2011: #21 – Love in Infant Monkeys (Lydia Millet)
Book #21 was Love in Infant Monkeys by Lydia Millet. The back of the book reads:
Lions, Komodo dragons, dogs, monkeys, and pheasants — all have shared spotlights and tabloid headlines with celebrities such as Sharon Stone, Thomas Edison, and David Hasselhoff. Millet hilariously tweaks these unholy communions to run a stake through the heart of our fascination with famous people and pop culture.
While in so much fiction animals exist as symbols of good and evil or as author stand-ins, they represent nothing but themselves in Millet’s ruthlessly lucid prose. Implacable in their actions, the animals in Millet’s spiraling fictional riffs and flounces show up their humans as bloated with foolishness yet curiously vulnerable, as in a tour-de-force Kabbalah-infused interior monologue by Madonna after she shoots a pheasant on her Scottish estate. Millet treads newly imaginative territory with these charismatic tales.
This collection of short stories has a peculiar mix of celebrities and animals. Some border on charming, such as Sexing the Pheasant (Madonna goes pheasant hunting and has a hilarious inner dialogue, complete with congratulating herself for using proper British slang) and The Lady and the Dragon (a Sharon Stone look-a-like is romanced with a Komodo dragon).

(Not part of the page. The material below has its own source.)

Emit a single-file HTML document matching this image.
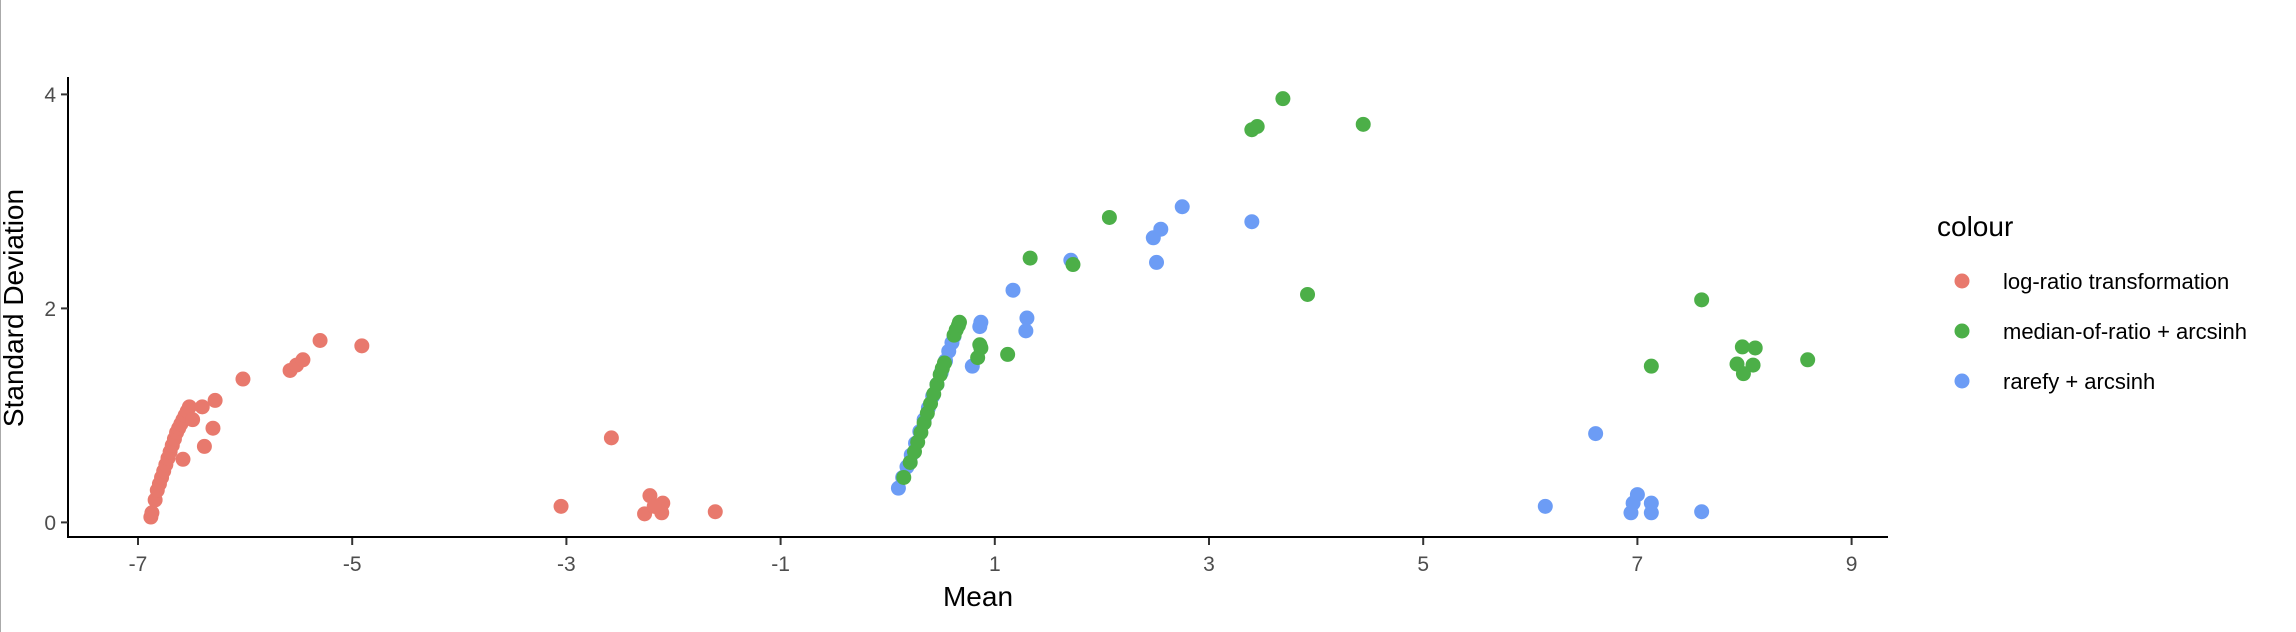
<!DOCTYPE html>
<html><head><meta charset="utf-8"><style>
html,body{margin:0;padding:0;background:#fff;}
svg{display:block;font-family:"Liberation Sans",sans-serif;}
</style></head><body>
<svg id="chart" width="2296" height="632" viewBox="0 0 2296 632">
<line x1="0.5" y1="0" x2="0.5" y2="632" stroke="#aaa" stroke-width="1"/>
<g id="marks"></g>
<g id="axes"></g>
<text x="978" y="606" font-size="28" text-anchor="middle" fill="#000">Mean</text>
<text transform="translate(23,308) rotate(-90)" font-size="28" text-anchor="middle" fill="#000">Standard Deviation</text>
<g>
<text x="1937" y="236" font-size="28" fill="#000">colour</text>
<g id="legend-items"></g>
</g>
</svg>
<script>
const xTicks=[-7,-5,-3,-1,1,3,5,7,9];
const yTicks=[0,2,4];
const seriesNames=["log-ratio transformation","median-of-ratio + arcsinh","rarefy + arcsinh"];
const seriesColors=["#E8796D","#4CAF48","#6C9CF5"];
const redX=[-6.88,-6.87,-6.84,-6.82,-6.80,-6.78,-6.76,-6.74,-6.72,-6.70,-6.68,-6.66,-6.64,-6.62,-6.60,-6.58,-6.56,-6.54,-6.52,-6.49,-6.40,-6.28,-6.30,-6.38,-6.58,-6.02,-5.58,-5.52,-5.46,-5.30,-4.91,-2.58,-3.05,-2.22,-2.27,-2.10,-2.11,-2.18,-1.61];
const redY=[0.05,0.09,0.21,0.30,0.36,0.42,0.48,0.54,0.60,0.66,0.72,0.78,0.84,0.88,0.92,0.96,1.00,1.04,1.08,0.96,1.08,1.14,0.88,0.71,0.59,1.34,1.42,1.47,1.52,1.70,1.65,0.79,0.15,0.25,0.08,0.18,0.09,0.15,0.10];
const blueX=[0.10,0.14,0.18,0.22,0.26,0.30,0.34,0.38,0.42,0.46,0.50,0.54,0.57,0.60,0.62,0.79,0.86,0.87,1.17,1.30,1.29,1.71,2.48,2.55,2.51,2.75,3.40,6.61,6.14,7.00,6.96,6.94,7.13,7.13,7.60];
const blueY=[0.32,0.42,0.52,0.63,0.74,0.85,0.96,1.07,1.18,1.29,1.40,1.51,1.60,1.68,1.74,1.46,1.83,1.87,2.17,1.91,1.79,2.45,2.66,2.74,2.43,2.95,2.81,0.83,0.15,0.26,0.18,0.09,0.18,0.09,0.10];
const greenX=[0.15,0.21,0.25,0.28,0.31,0.34,0.37,0.40,0.43,0.46,0.49,0.51,0.53,0.62,0.64,0.66,0.67,0.84,0.87,0.86,1.12,1.33,1.73,2.07,3.40,3.45,3.69,4.44,3.92,7.60,7.13,7.98,8.10,7.93,8.08,7.99,8.59];
const greenY=[0.42,0.56,0.66,0.75,0.84,0.93,1.02,1.11,1.20,1.29,1.38,1.44,1.49,1.75,1.80,1.84,1.87,1.54,1.63,1.66,1.57,2.47,2.41,2.85,3.67,3.70,3.96,3.72,2.13,2.08,1.46,1.64,1.63,1.48,1.47,1.39,1.52];
const X0=138, XS=107.1, Y0=522.4, YS=107;
function xs(v){return X0+(v+7)*XS;}
function ys(v){return Y0-v*YS;}
const NS="http://www.w3.org/2000/svg";
const axes=document.getElementById('axes');
function mk(tag,attrs,parent){const e=document.createElementNS(NS,tag);for(const k in attrs)e.setAttribute(k,attrs[k]);parent.appendChild(e);return e;}
const ya=mk('line',{x1:68,y1:77,x2:68,y2:538,stroke:'#000','stroke-width':2},axes);


const xa=mk('line',{x1:67,y1:537,x2:1888,y2:537,stroke:'#000','stroke-width':2},axes);


xTicks.forEach(t=>{
  const l=mk('line',{x1:xs(t),y1:538,x2:xs(t),y2:545,stroke:'#333','stroke-width':2},axes);
  
  
  const tx=mk('text',{x:xs(t),y:571,'font-size':21,'text-anchor':'middle',fill:'#4d4d4d'},axes);
  tx.textContent=String(t);
  
  
});
yTicks.forEach(t=>{
  const l=mk('line',{x1:61,y1:ys(t),x2:68,y2:ys(t),stroke:'#333','stroke-width':2},axes);
  
  
  const tx=mk('text',{x:56,y:ys(t)+7.5,'font-size':21,'text-anchor':'end',fill:'#4d4d4d'},axes);
  tx.textContent=String(t);
  
  
});
const marks=document.getElementById('marks');
function drawSeries(xsArr,ysArr,color,name){
  const g=mk('g',{},marks);
  
  
  xsArr.forEach((v,i)=>{
    const c=mk('circle',{cx:xs(v),cy:ys(ysArr[i]),r:7.5,fill:color},g);
    
    
  });
}
drawSeries(redX,redY,seriesColors[0],'series-log-ratio');
drawSeries(blueX,blueY,seriesColors[2],'series-rarefy');
drawSeries(greenX,greenY,seriesColors[1],'series-median-of-ratio');
const li=document.getElementById('legend-items');
seriesNames.forEach((n,i)=>{
  const y=281+i*50;
  const c=mk('circle',{cx:1962,cy:y,r:7.5,fill:seriesColors[i]},li);
  
  
  const t=mk('text',{x:2003,y:y+8,'font-size':22,fill:'#000'},li);
  t.textContent=n;
  
  
});
</script>
</body></html>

Others, particularly the title story, Love in Infant Monkeys are disturbing and leave a bad taste in your mouth. So I guess I didn’t love it, but I didn’t hate it either. I don’t think I found as much humor in it as the author intended. It certainly was an interesting theme to build a collection around.
Other reviews:
nomadreader: book review: Love in Infant Monkeys by Lydia Millet
Love in Infant Monkeys by Lydia Millet | bibliographing
Page count: 208 (’11 total: 5,572) | Approximate word count: 52,000 (’11 total: 1,934,552)
2010: Already Dead (Charlie Huston)
2009: Summer Knight (Jim Butcher)
2008: Mirror Image (Sandra Brown)
2007: The Cater Street Hangman (Anne Perry)
2006: A Caress of Twilight (Laurell K. Hamilton)
2005: The Ersatz Elevator (Lemony Snicket)
Used in these Challenges: Four Month Challenge – Part 5; Countdown Challenge 2011; 2011 E-book Reading Challenge; New Author Challenge 2011; Outdo Yourself Reading Challenge 2011;
Hm, that was a Pulitzer Prize finalist? It sounds rather bizarre.
Seems like an odd one, definitely unique. Not sure if I’ll read it or not, though.